When it comes to managing relationships with your customers, the old axiom holds true: “Change is the only constant.” Because you know things will change - both positively and negatively - in your relationships with your customers, your customer success teams need to be proactive in managing the relationship. Being proactive means having a good plan on how to capitalize on regular events in the relationship lifecycle like business reviews, subscription renewals. It also means being able to quickly and efficiently respond to critical issues like technical escalations, changes in company goals or executive sponsorship.
The best way to help your CSMs respond effectively to these scheduled and unscheduled events is by the use of playbooks. This article will explain what playbooks are, then provide some guidelines on building and using them.
What is a playbook?
The Cambridge Dictionary defines the word “playbook” as “...a set of rules or suggestions that are considered to be suitable for a particular activity, industry, or job…” Playbooks are essential guides for CSMs in responding to key events in the customer lifecycle. A good playbook for customer success provides your team with the following:
Action plan and desired outcomes for responding to key lifecycle events,
Definition of responsibilities for the action plan, and
Templates of assets or collateral needed for responding to the event
It doesn’t tell your CSMs how to do their job, but it does provide critical coaching and guidance to get the best possible results from each customer interaction. Let’s look at each of these in more detail and discuss a playbook for quarterly business reviews (QBRs) as an example.
Action Plan & Desired Outcomes
QBRs typically take a lot of preparation before the event. CSMs typically have to gather things like customer usage data, roadmap/product updates, subscription-related information, etc. A playbook can provide reminders or steps to take to collect this information so that the CSM is fully prepared for a customer conversation.
Because QBRs are time consuming for you and for your customer, you want to make sure you’re delivering the maximum value. Focusing on desired outcomes for the meeting will help you do that. You may want to focus your efforts on the following outcomes:
- Review the customer’s overall usage of your application, as well as their use of the important features of your product;
- Learn about the customer’s strategic initiatives for their business and how your products fit into those;
- Discuss future plans for your product and receive customer feedback
- Ensure a successful renewal of the customer’s subscription
Your list may vary, but having a list of desired outcomes ensures that your company is preparing properly for a QBR.
Definition of Responsibilities
Most interactions between your company and your customer will require multiple players. This is especially true of a QBR - both in the pre-meeting preparation and during the meeting. Leading up to the QBR, a CSM may require the help of your operations team, facilities, executives, and product development/product management. Most of this audience may be required for the actual QBR itself as well.
With this many players involved, it’s important to define what each one is expected to do. This ensures that no steps in the process are missed. It also ensures that various members of the team are not duplicating one another’s efforts.
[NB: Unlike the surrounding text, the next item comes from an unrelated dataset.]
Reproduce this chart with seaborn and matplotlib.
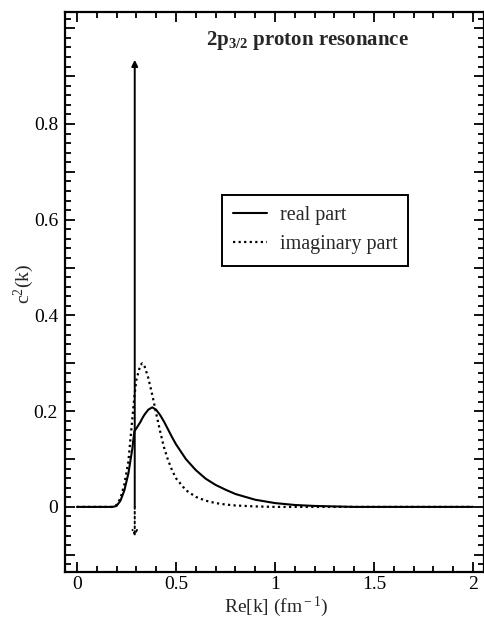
import seaborn as sns
import pandas as pd
import matplotlib.pyplot as plt
import numpy as np
from matplotlib.ticker import MultipleLocator, FixedLocator, FixedFormatter

# --- c^2(k) for the 2p3/2 proton resonance ---

k = [0.0, 0.18, 0.20, 0.22, 0.24, 0.26, 0.28, 0.29, 0.30, 0.32, 0.33, 0.34,
     0.36, 0.38, 0.40, 0.42, 0.44, 0.46, 0.48, 0.50, 0.55, 0.60, 0.65, 0.70,
     0.75, 0.80, 0.90, 1.0, 1.1, 1.2, 1.4, 2.0]
real_part = [0.0, 0.0, 0.002, 0.013, 0.035, 0.070, 0.122, 0.158, 0.164, 0.177,
             0.185, 0.192, 0.203, 0.208, 0.203, 0.192, 0.178, 0.162, 0.146,
             0.131, 0.100, 0.077, 0.059, 0.046, 0.036, 0.027, 0.015, 0.008,
             0.004, 0.002, 0.0, 0.0]
imag_part = [0.0, 0.0, 0.004, 0.018, 0.048, 0.095, 0.185, 0.230, 0.265, 0.296,
             0.300, 0.296, 0.270, 0.235, 0.196, 0.158, 0.124, 0.098, 0.077,
             0.060, 0.035, 0.021, 0.013, 0.008, 0.005, 0.003, 0.001, 0.0,
             0.0, 0.0, 0.0, 0.0]

arrow_k = 0.292
arrow_top = 0.934
arrow_bottom = -0.062

yticks = [-0.1, 0.0, 0.1, 0.2, 0.3, 0.4, 0.5, 0.6, 0.7, 0.8, 0.9, 1.0]
ylabels = ['', '0', '', '0.2', '', '0.4', '', '0.6', '', '0.8', '', '']
xticks = [0.0, 0.5, 1.0, 1.5, 2.0]
xlabels = ['0', '0.5', '1', '1.5', '2']

df = pd.DataFrame({'k': k, 'real part': real_part, 'imaginary part': imag_part})

sns.set_style('ticks')
plt.rcParams['font.family'] = ['Liberation Serif', 'DejaVu Serif']
plt.rcParams['mathtext.fontset'] = 'custom'
plt.rcParams['mathtext.rm'] = 'Liberation Serif'
plt.rcParams['mathtext.it'] = 'Liberation Serif:italic'
plt.rcParams['mathtext.bf'] = 'Liberation Serif:bold'

fig = plt.figure(figsize=(4.85, 6.19), dpi=100)
ax = fig.add_axes([65 / 485, 1 - 572 / 619, 419 / 485, 560 / 619])

sns.lineplot(data=df, x='k', y='real part', ax=ax, color='black', lw=1.5,
             label='real part')
sns.lineplot(data=df, x='k', y='imaginary part', ax=ax, color='black', lw=1.6,
             linestyle=(0, (1, 1.5)), label='imaginary part')

# resonance position arrows
ax.annotate('', xy=(arrow_k, arrow_top), xytext=(arrow_k, 0.0),
            arrowprops=dict(arrowstyle='-|>', color='black', lw=1.4,
                            mutation_scale=9, shrinkA=0, shrinkB=0))
ax.annotate('', xy=(arrow_k, arrow_bottom), xytext=(arrow_k, 0.0),
            arrowprops=dict(arrowstyle='->', color='black', lw=1.4,
                            linestyle=(0, (1, 1.5)), mutation_scale=8,
                            shrinkA=0, shrinkB=0))

ax.set_xlim(-0.06, 2.055)
ax.set_ylim(-0.136, 1.034)

ax.xaxis.set_major_locator(FixedLocator(xticks))
ax.xaxis.set_major_formatter(FixedFormatter(xlabels))
ax.xaxis.set_minor_locator(MultipleLocator(0.1))
ax.yaxis.set_major_locator(FixedLocator(yticks))
ax.yaxis.set_major_formatter(FixedFormatter(ylabels))
ax.yaxis.set_minor_locator(MultipleLocator(0.02))

ax.tick_params(which='both', direction='in', top=True, right=True,
               width=1.3, labelsize=14, colors='black')
ax.tick_params(axis='x', pad=3)
ax.tick_params(axis='y', pad=5)
ax.tick_params(which='major', length=7)
ax.tick_params(which='minor', length=4)
for s in ax.spines.values():
    s.set_linewidth(1.6)
    s.set_color('black')

ax.set_xlabel('Re[k] (fm$^{\\rm -1}$)', fontsize=14)
ax.set_ylabel('c$^{\\rm 2}$(k)', fontsize=14)
ax.xaxis.set_label_coords(0.504, -0.04)
ax.yaxis.set_label_coords(-0.07, 0.514)

ax.text(0.654, 0.965, '2p$_{\\mathbf{3/2}}$ proton resonance', fontsize=15,
        fontweight='bold', va='baseline', ha='left')

leg = ax.legend(loc='upper left', bbox_to_anchor=(0.375, 0.673),
                borderaxespad=0, fontsize=14.5, fancybox=False,
                handlelength=1.7, handletextpad=0.6, labelspacing=0.5,
                borderpad=0.55)
leg.get_frame().set_edgecolor('black')
leg.get_frame().set_linewidth(1.4)
leg.get_frame().set_alpha(1)

plt.savefig('out.png', dpi=100)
Having templates in your playbook helps in two ways. First, it ensures that your CSMs are consistently representing your company’s brand and messaging. Second, it saves time because CSMs and others involved aren’t reinventing the wheel every time.
For our QBR example, your playbook may include the following:
- Sample agenda to review with your customer before the meeting
- A branded slide deck
- Canned queries or instructions on retrieving customer usage data from your back-end systems
Your list of templates will vary for each playbook - some require more than others. But where consistency of messaging and efficiency of work are concerned, these templates can be extremely helpful.
You don’t have to create playbooks for every possible event in the customer lifecycle. Your CSMs will likely know which events occur most regularly in a customer’s lifecycle. They’ll also know areas in which the efficiency of a playbook would be helpful. Start with building just one or two playbooks, and revise those until the process of playbook use is institutionalized in your team.
Consider reviewing and updating your playbooks on a regular basis. Your CSMs will have lots of input on what does and doesn’t work in a given playbook. They will also provide invaluable ideas on what to add for the future. Reviewing your playbooks not only ensures they improve over time, but getting the team’s input will help drive adoption and use.
Finally, make sure your playbooks are easy to access. Many companies set up an internal Wiki or use Google Sites to store and manage their playbooks. Keeping the playbooks online also allows you to link to the various required assets (presentations, spreadsheets, etc.) and revise all the various components as required.
Setting up and driving adoption of playbooks across your team takes a fair amount of work, but the benefits in the end can be tremendous.